A Turquia, Estado-Membro da OTAN e há vários anos candidata à adesão à UE, é um parceiro fundamental dos países europeus. Apesar disso, os países europeus não podem fechar os olhos ao que se está a passar no país, seja por razões económicas, seja por razões políticas, como em relação às questões ligadas ao acolhimento dos refugiados de guerra. A atuação dos agentes políticos europeus tem, no entanto, sido em sentido contrário. Angela Merkel, desde sempre cética em relação à adesão da Turquia à UE, fez uma visita de Estado ao país pouco antes das eleições de novembro, onde mostrou vontade de acelerar o processo de adesão, no que pode ser entendido como um apoio tácito a Erdogan e ao AKP. Mais, o relatório sobre a evolução da candidatura do país à UE – extremamente crítico em relação à limitação das liberdades individuais e à liberdade de imprensa – que deveria ter sido publicado antes das eleições, foi apenas conhecido alguns dias depois.

Uma Turquia democrática e plural tem que ter lugar na União Europeia. Tivesse esse lugar sido concedido há mais tempo e provavelmente não veríamos agora estações de televisão e jornais a ser encerrados à força nem jornalistas a ser detidos.
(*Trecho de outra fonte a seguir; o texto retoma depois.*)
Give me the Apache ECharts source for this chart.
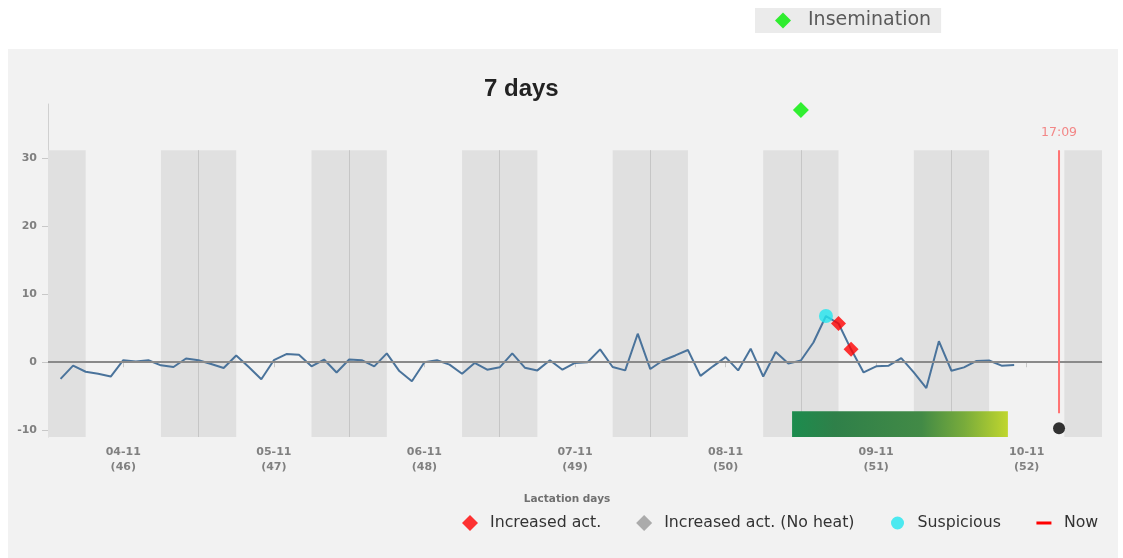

Tivesse a União Europeia sido mais acolhedora e talvez não tivéssemos visto imagens de corpos de curdos a ser arrastados por camiões blindados do exército nem cidades em estado de sítio, como Silvan no dia de hoje, com recolher obrigatório de 24 horas. A Turquia, apoiada no seu crescimento económico e pelo papel que tem desempenhado no acolhimento de refugiados, continuará o seu jogo diplomático. Antalya será entre os dias 15 e 18 deste mês palco da conferência do G20, onde dificilmente serão abordados os problemas de democracia no país. A UE, que tanto se tem afastado dos seus princípios fundadores, não pode abdicar do seu papel na defesa da democracia e dos direitos e garantias individuais. Assim, deve ter uma posição clara em relação ao que se passa atualmente na Turquia, mostrando-se honestamente aberta à sua adesão. Caso contrário, o país continuará a estar tão perto mas ao mesmo tempo tão longe.